• [Instruction] Up to and including the line with "plt.rcParams['font.family'] = ['Noto", write out the listing from its first line, minus the pictures.

• [Data provided]
■ ■ ■ ■ ■ ■ ■

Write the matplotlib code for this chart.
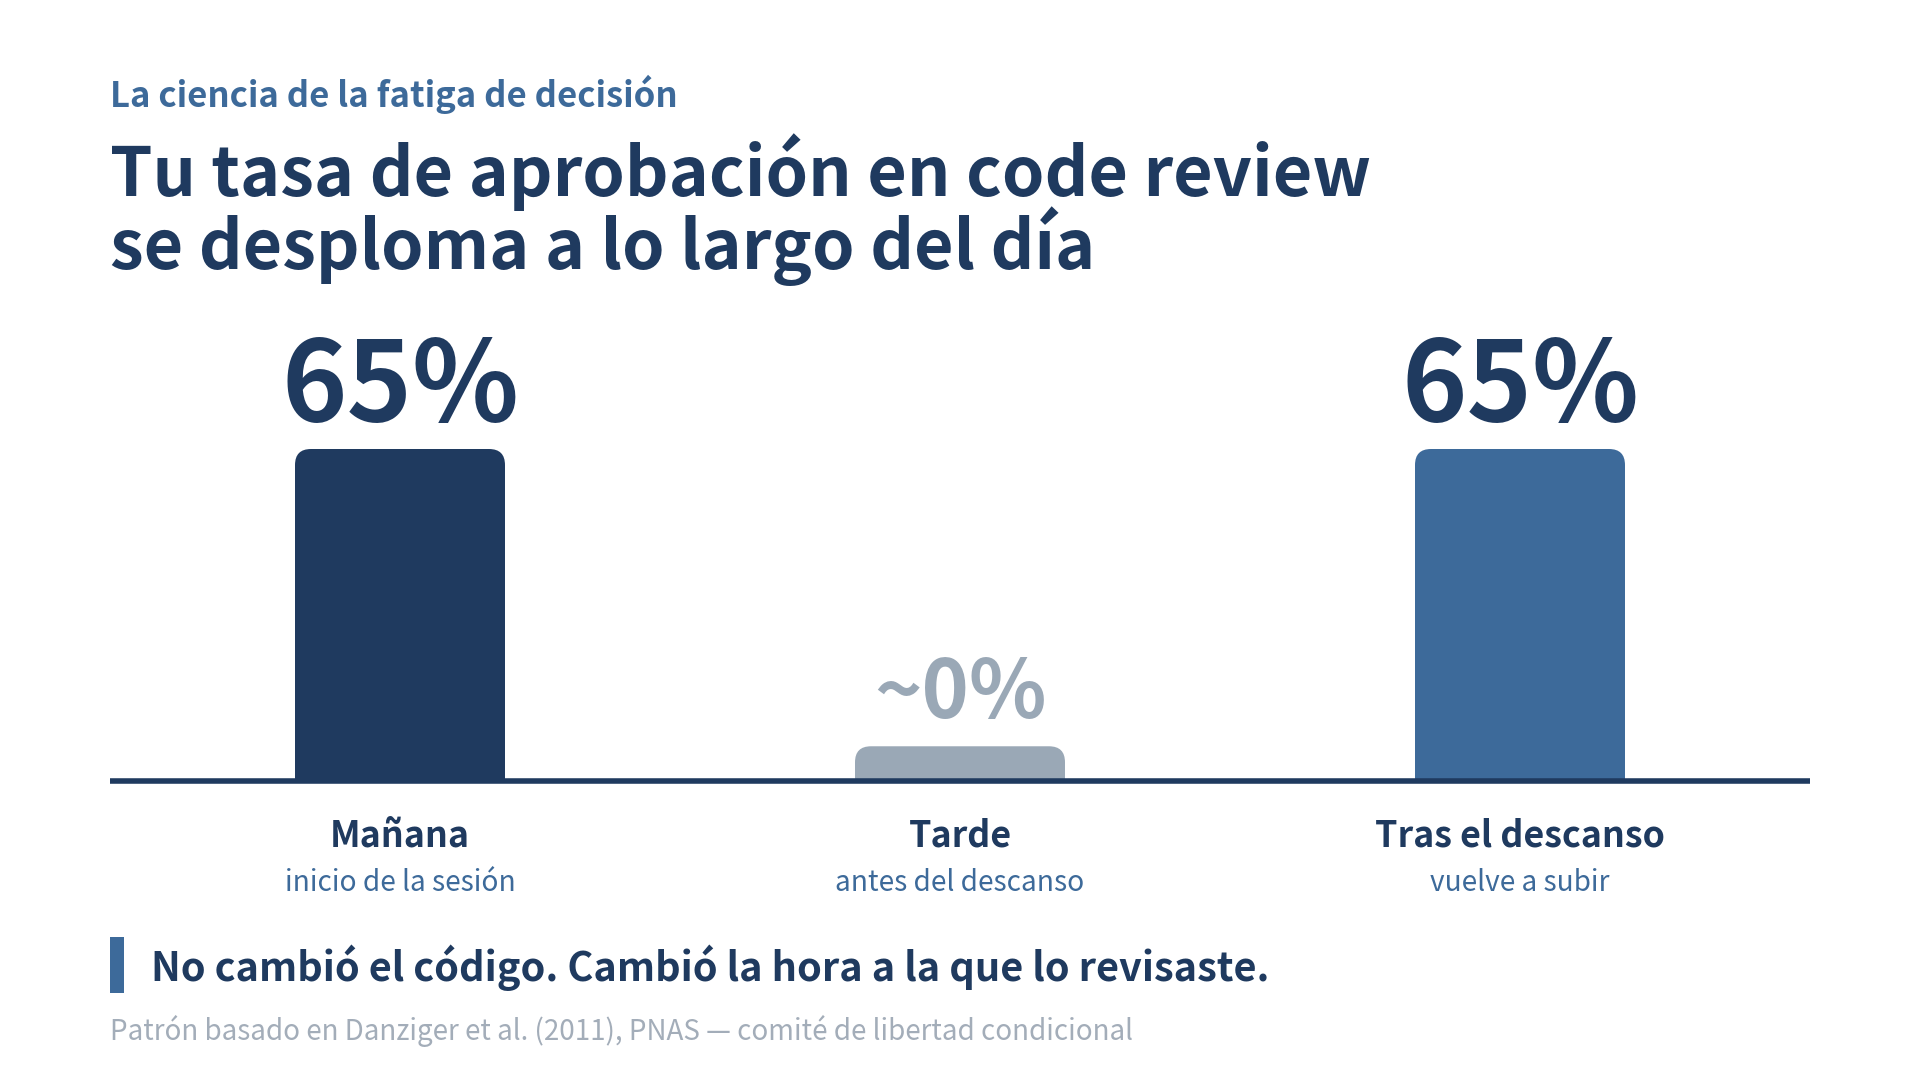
import matplotlib.pyplot as plt
from matplotlib.patches import FancyBboxPatch
import numpy as np

plt.rcParams['font.family'] = ['Noto Sans CJK SC', 'DejaVu Sans']

# data
categories = ['Mañana', 'Tarde', 'Tras el descanso']
subtitles = ['inicio de la sesión', 'antes del descanso', 'vuelve a subir']
values = [65, 0, 65]
value_labels = ['65%', '~0%', '65%']

NAVY = '#1f3a5f'
BLUE = '#3d6a9a'
GRAY = '#9aa8b6'
LIGHT = '#a3adb9'
bar_colors = [NAVY, GRAY, BLUE]
label_colors = [NAVY, GRAY, NAVY]
label_sizes = [80, 58, 80]

W, H = 1920, 1080
fig = plt.figure(figsize=(W / 100, H / 100), dpi=100)
fig.patch.set_facecolor('white')

def fx(px):
    return px / W

def fy(py):
    return 1 - py / H

# bar area: baseline at y=781px, 65 units = 332px
base_y, full_px = 781, 332
ax = fig.add_axes([fx(110), fy(base_y), fx(1700), full_px / H])
ax.set_xlim(-290 / 560, 2 + 290 / 560)
ax.set_ylim(0, 65)
ax.axis('off')

x = np.arange(len(categories))
heights = np.maximum(values, 6.8)  # keep a visible stub for ~0
bars = ax.bar(x, heights, width=0.375, color=bar_colors)

# replace plain bars with top-rounded ones
aspect = (65 / full_px) * 560
r = 16 / 560
for b, c in zip(bars, bar_colors):
    b.set_visible(False)
    ry = r * aspect
    p = FancyBboxPatch((b.get_x(), -ry * 2), b.get_width(), b.get_height() + ry * 2,
                       boxstyle=f'round,pad=0,rounding_size={r}',
                       mutation_aspect=aspect, fc=c, ec='none')
    ax.add_patch(p)

# baseline
ax.axhline(0, color=NAVY, lw=4, clip_on=False, zorder=5, solid_capstyle='butt')

# value labels
for xi, h, lab, col, sz in zip(x, heights, value_labels, label_colors, label_sizes):
    ax.annotate(lab, xy=(xi, h), xytext=(0, 20), textcoords='offset points',
                ha='center', va='baseline', fontsize=sz, fontweight='bold',
                color=col, annotation_clip=False)

# category labels
for xi, cat, sub in zip(x, categories, subtitles):
    ax.annotate(cat, xy=(xi, 0), xytext=(0, -47), textcoords='offset points',
                ha='center', va='baseline', fontsize=25.8, fontweight='bold',
                color=NAVY, annotation_clip=False)
    ax.annotate(sub, xy=(xi, 0), xytext=(0, -79), textcoords='offset points',
                ha='center', va='baseline', fontsize=20.2, color=BLUE,
                annotation_clip=False)

# header
fig.text(fx(110), fy(107), 'La ciencia de la fatiga de decisión', fontsize=25,
         fontweight='bold', color=BLUE, va='baseline')
fig.text(fx(110), fy(196), 'Tu tasa de aprobación en code review', fontsize=49,
         fontweight='bold', color=NAVY, va='baseline')
fig.text(fx(110), fy(269), 'se desploma a lo largo del día', fontsize=49,
         fontweight='bold', color=NAVY, va='baseline')

# callout
fig.add_artist(plt.Rectangle((fx(110), fy(993)), fx(14), (993 - 937) / H,
                             transform=fig.transFigure, fc=BLUE, ec='none'))
fig.text(fx(151), fy(981), 'No cambió el código. Cambió la hora a la que lo revisaste.',
         fontsize=28.6, fontweight='bold', color=NAVY, va='baseline')

# source
fig.text(fx(110), fy(1040), 'Patrón basado en Danziger et al. (2011), PNAS — comité de libertad condicional',
         fontsize=20, color=LIGHT, va='baseline')

fig.savefig('out.png', dpi=100, facecolor='white')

■ ■ ■ ■ ■ ■ ■

• [The output]
Write the matplotlib code for this chart.
import matplotlib.pyplot as plt
from matplotlib.patches import FancyBboxPatch
import numpy as np

plt.rcParams['font.family'] = ['Noto Sans CJK SC', 'DejaVu Sans']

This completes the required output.